Given a function and its nth degree Taylor series approximation, we can use the Lagrange form of the remainder to get a maximum value of the error of approximation. If the series is also an alternating series, we can also use the Alternating Series Estimation Theorem to get a maximum value of the error of approximation. Will the two maximums always be the same?
I have tested a few cases and they turn out to be the same. I'm looking for a proof that they are always the same, or else a counter-example.
Suppose your series is $f(x) = \sum_{n=0}^\infty a_n x^n$ with the signs of $a_n$ alternating. If $|a_n| r^n$ is decreasing to $0$, this is an alternating series for $0 < x < r$.
The alternating series bound for the remainder after the $x^n$ term is then $|a_{n+1}| x^{n+1}$. The Lagrange form for the remainder is $\dfrac{f^{(n+1)}(c)}{(n+1)!} x^{n+1}$, where $0 < c < x$, and to get a bound we want to maximize $|f^{(n+1)}(c)|$ on this interval.
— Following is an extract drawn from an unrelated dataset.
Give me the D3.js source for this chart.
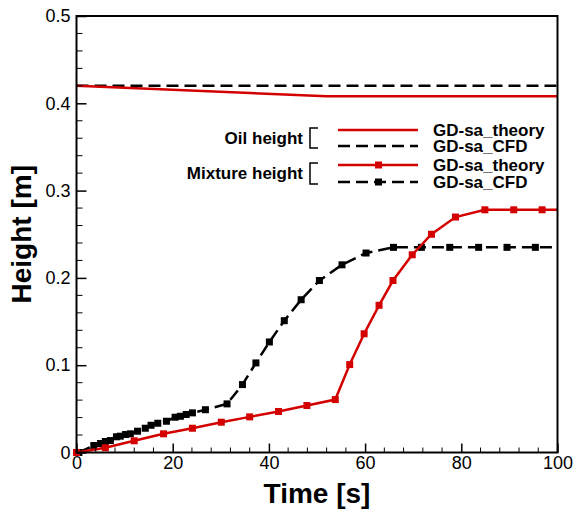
<!DOCTYPE html>
<html>
<head>
<meta charset="utf-8">
<script src="https://cdn.jsdelivr.net/npm/d3@7"></script>
<style>
  body { margin: 0; background: #fff; font-family: Arial, "Liberation Sans", sans-serif; }
  svg { display: block; }
</style>
</head>
<body>
<svg id="chart" width="576" height="512"></svg>
<script>
// oil height, theory and CFD
var oilTheoryT = [0, 52, 100];
var oilTheoryH = [0.42, 0.408, 0.408];
var oilCfdT = [0, 100];
var oilCfdH = [0.42, 0.42];

// mixture height, theory (markers)
var mixTheoryT = [0, 6, 12, 18.1, 24.1, 30.1, 36, 42, 47.9, 53.8, 56.8, 59.8, 62.9, 65.8, 69.8, 73.8, 78.8, 84.9, 90.9, 96.8, 100];
var mixTheoryH = [0, 0.0054, 0.0134, 0.0214, 0.0278, 0.0347, 0.0408, 0.047, 0.0538, 0.0606, 0.1007, 0.136, 0.1686, 0.197, 0.2265, 0.25, 0.2697, 0.278, 0.278, 0.278, 0.278];
var mixTheoryMarked = 20; // last point has no marker

// mixture height, CFD (markers)
var mixCfdT = [0.5, 3.6, 5, 6, 7.05, 8.3, 9.1, 10.2, 11.2, 12.7, 14.3, 15.5, 16.9, 18.7, 20.5, 21.6, 22.8, 24.1, 26.8, 31.3, 34.5, 37.3, 40.1, 43.2, 46.7, 50.5, 55.2, 60.2, 65.9, 71.7, 77.6, 83.6, 89.5, 95.4, 100];
var mixCfdH = [0, 0.008, 0.0103, 0.0126, 0.0137, 0.018, 0.0187, 0.0206, 0.0214, 0.0244, 0.0278, 0.0312, 0.0335, 0.0358, 0.0404, 0.0415, 0.0435, 0.0454, 0.049, 0.0557, 0.0778, 0.1026, 0.1266, 0.151, 0.175, 0.197, 0.215, 0.2285, 0.235, 0.235, 0.235, 0.235, 0.235, 0.235, 0.235];

var xTicks = [0, 20, 40, 60, 80, 100];
var yTicks = [0, 0.1, 0.2, 0.3, 0.4, 0.5];
var yTickLabels = ["0", "0.1", "0.2", "0.3", "0.4", "0.5"];

var legendGroups = ["Oil height", "Mixture height"];
var legendLabels = ["GD-sa_theory", "GD-sa_CFD", "GD-sa_theory", "GD-sa_CFD"];

var RED = "#d40000";
var svg = d3.select("#chart");
var pL = 76.5, pR = 557.5, pT = 16, pB = 452.5;

var x = d3.scaleLinear().domain([0, 100]).range([pL, pR]);
var y = d3.scaleLinear().domain([0, 0.5]).range([pB, pT]);

function zip(ts, hs) { return ts.map(function(t, i) { return [t, hs[i]]; }); }

var line = d3.line().x(function(d) { return x(d[0]); }).y(function(d) { return y(d[1]); });

// clip
svg.append("clipPath").attr("id", "clip").append("rect")
  .attr("x", pL - 4).attr("y", pT).attr("width", pR - pL + 4).attr("height", pB - pT + 4);

var plot = svg.append("g").attr("clip-path", "url(#clip)");

plot.append("path").datum(zip(oilCfdT, oilCfdH))
  .attr("d", line).attr("fill", "none").attr("stroke", "#000")
  .attr("stroke-width", 2.5).attr("stroke-dasharray", "12,6");
plot.append("path").datum(zip(oilTheoryT, oilTheoryH))
  .attr("d", line).attr("fill", "none").attr("stroke", RED).attr("stroke-width", 2.5);

var cfdData = zip(mixCfdT, mixCfdH);
plot.append("path").datum(cfdData)
  .attr("d", line).attr("fill", "none").attr("stroke", "#000")
  .attr("stroke-width", 2.5).attr("stroke-dasharray", "12,6");
plot.selectAll(".mcfd").data(cfdData.slice(0, cfdData.length - 1)).enter().append("rect")
  .attr("x", function(d) { return x(d[0]) - 3.5; })
  .attr("y", function(d) { return y(d[1]) - 3.5; })
  .attr("width", 7).attr("height", 7).attr("fill", "#000");

var thData = zip(mixTheoryT, mixTheoryH);
plot.append("path").datum(thData)
  .attr("d", line).attr("fill", "none").attr("stroke", RED).attr("stroke-width", 2.5);
plot.selectAll(".mth").data(thData.slice(0, mixTheoryMarked)).enter().append("rect")
  .attr("x", function(d) { return x(d[0]) - 3.5; })
  .attr("y", function(d) { return y(d[1]) - 3.5; })
  .attr("width", 7).attr("height", 7).attr("fill", RED);

// axes: ticks inward
var xAxis = d3.axisBottom(x).tickValues(xTicks).tickSize(-9).tickPadding(4).tickFormat(d3.format("d"));
var gx = svg.append("g").attr("transform", "translate(0," + pB + ")").call(xAxis);
var xMinor = d3.range(0, 101, 4).filter(function(v) { return v % 20 !== 0; });
gx.selectAll(".minor").data(xMinor).enter().append("line")
  .attr("x1", function(d) { return x(d); }).attr("x2", function(d) { return x(d); })
  .attr("y1", 0).attr("y2", -5).attr("stroke", "#000").attr("stroke-width", 1);

var yAxis = d3.axisLeft(y).tickValues(yTicks).tickSize(-10).tickPadding(6)
  .tickFormat(function(d, i) { return yTickLabels[i]; });
var gy = svg.append("g").attr("transform", "translate(" + pL + ",0)").call(yAxis);
var yMinor = d3.range(0, 51, 2).filter(function(v) { return v % 10 !== 0; }).map(function(v) { return v / 100; });
gy.selectAll(".minor").data(yMinor).enter().append("line")
  .attr("x1", 0).attr("x2", 6)
  .attr("y1", function(d) { return y(d); }).attr("y2", function(d) { return y(d); })
  .attr("stroke", "#000").attr("stroke-width", 1);

[gx, gy].forEach(function(g) {
  g.select(".domain").remove();
  g.selectAll(".tick line").attr("stroke-width", 1.5);
  g.selectAll("text").attr("font-size", 18).attr("fill", "#000")
    .attr("font-family", "Arial, 'Liberation Sans', sans-serif");
});
gx.selectAll(".tick text").attr("dy", "0.71em");

// frame
svg.append("rect").attr("x", pL).attr("y", pT)
  .attr("width", pR - pL).attr("height", pB - pT)
  .attr("fill", "none").attr("stroke", "#000").attr("stroke-width", 2);

// axis titles
svg.append("text").attr("x", (pL + pR) / 2).attr("y", 503)
  .attr("text-anchor", "middle").attr("font-size", 28).attr("font-weight", "bold")
  .text("Time [s]");
svg.append("text").attr("transform", "translate(31," + (pT + pB) / 2 + ") rotate(-90)")
  .attr("text-anchor", "middle").attr("font-size", 28).attr("font-weight", "bold")
  .text("Height [m]");

// legend
var legendRows = [130, 146, 165, 182];
var lg = svg.append("g").attr("font-weight", "bold").attr("font-size", 17);
legendGroups.forEach(function(name, i) {
  var y1 = legendRows[i * 2] - 2, y2 = legendRows[i * 2 + 1] + 2;
  lg.append("text").attr("x", 303).attr("y", (y1 + y2) / 2).attr("dy", "0.35em")
    .attr("text-anchor", "end").text(name);
  lg.append("path").attr("d", "M318," + y1 + "H310V" + y2 + "H318")
    .attr("fill", "none").attr("stroke", "#000").attr("stroke-width", 1.5);
});
legendLabels.forEach(function(lab, i) {
  var ly = legendRows[i];
  var col = i % 2 === 0 ? RED : "#000";
  lg.append("line").attr("x1", 338).attr("x2", 418).attr("y1", ly).attr("y2", ly)
    .attr("stroke", col).attr("stroke-width", 2.5)
    .attr("stroke-dasharray", i % 2 === 0 ? null : "12,6");
  if (i >= 2) {
    lg.append("rect").attr("x", 375).attr("y", ly - 3.5).attr("width", 7).attr("height", 7).attr("fill", col);
  }
  lg.append("text").attr("x", 433).attr("y", ly).attr("dy", "0.35em").text(lab);
});
</script>
</body>
</html>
Now $$\dfrac{f^{(n+1)}(c)}{(n+1)!} = \sum_{j=n+1}^\infty {j \choose n+1} a_j c^{j-n-1}$$
The bound is the same as the alternating series bound if the maximum occurs at $c=0$. Now the derivative of this is
$$ \dfrac{f^{(n+2)}(c)}{(n+1)!} = \sum_{j=n+2}^\infty (j-n-1) {j \choose n+1} a_j c^{j-n-2} = (n+2)\sum_{j=n+2}^\infty {j \choose n+2} a_j c^{j-n-2} $$
If it weren't for that ${j \choose n+2}$ factor, this would still be an alternating series, and $f^{(n+2)}(c)$ would have the same sign as $a_{n+2}$, which is opposite to the sign of $a_{n+1}$ and $f^{(n+1)}(c)$, implying that the maximum is at $c=0$. But that factor can mess things up.
Consider e.g. a series that starts $1 - x + x^2 - x^3 + x^4$, with the remaining terms very small (but still alternating for $0 < x < 1$). You want to estimate the error in the linear approximation $1 - x$. Then $$\dfrac{f''(c)}{2} \approx 1 - 3 c + 6 c^2$$ If $ 1/2 < x < 1$, the maximum of this is not at $c=0$ but rather at $c=x$. The Lagrange bound is then approximately $(1 - 3 x + 6 x^2) x^2$, which is different from the alternating series bound of $x^2$.